Here is my response:

I wanted to share a picture that I thought pretty poignantly depicts this idea of "othering" or the "other adult learner." Similar to what some others have already articulated, the vernacular of "other" I find to be a bit disturbing because it in some ways perpetuates ideas of hierarchy and what it means to look at a situation through a framework of "othering", but I because it has already been articulated in other posts by several people, I just want to say that I see, recognize and agree with this challenge, and, for the purposes of this assignment only, will use this forum's hegemonic nomenclature of "other adult learner."

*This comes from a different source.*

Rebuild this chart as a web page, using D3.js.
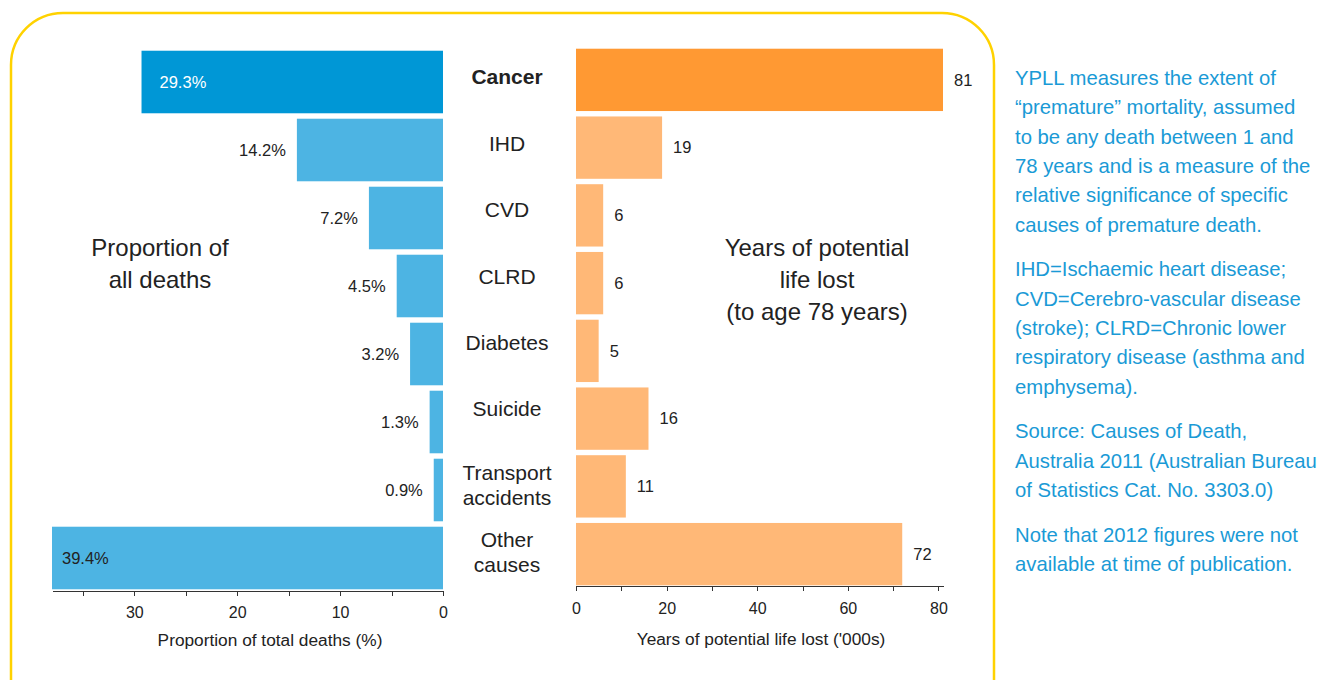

This is a picture taken (from this source) which to me clearly demonstrates a few thing: it demonstrates a part of the history of the United States where racism was outright and in every part of daily life, include educational settings (we still very much have racism, both outright and nondirect in more hidden undercurrents in many aspects of life, but this is from a time when it was very much out in the open by law, attitude and culture). It also demonstrates how any one who was non-white was "othered" in education settings. Many people know and have heard about integration as it happened in primary schools in the United States with the "Little Rock Nine" who risked their lives and horrible treatment in order to have the same educational rights and opportunities as white Americans. However, it is not as well known that the exact same thing happened in higher education universities.


This picture was taken in 1948 when Mr. McLaurin, at the age of 61, applied for a PhD program at the University of Oklahoma and was accepted into this program, but told that he was not allowed to sit with the other students or use the same library, cafeteria or restrooms as the white students. His admission to the university and the battle he (and a few others who were admitted to the university with him) fought to obtain equal rights led to the 1950 supreme court decision that the university must treat them the same as any other student attending the university. This happened 7 years before the "Little Rock Nine" and paved the way for the 1954 supreme court decision (Roe v. Wade) that made school segregation illegal.


This is a situation in which I would never take part as an adult educator. If I am ever in a learning environment where students are mandated to be segregated into areas by any "common factor" (race, religion, gender etc), I would more than likely remove myself from that learning environment because it is not one I would want to perpetuate or be associated with. While there are always going to be learning environment dynamics and sometimes you will have to address cultural differences with the participants and/or face issues of cultural racism and tackle other challenging topics, these are challenges I am prepared to face and to have active conversations with the participants about. However, this photo is representing a culture and an educational environment where segregation is the norm and expectation and not one of the other white students in the room nor the professor are interested in making that change until they were dictated to by law. I have no real interest in being a part of that kind of learning environment.


We have come a long way in the United States in the last 70 years, but there is still a long way to go. I hope that I can work in learning environments like I described above where racism, stereotypes, perceptions and other types of "isms" are challenged and addressed and where the participants and the learning environment are geared towards trying to make the world a better, more open and accepting place.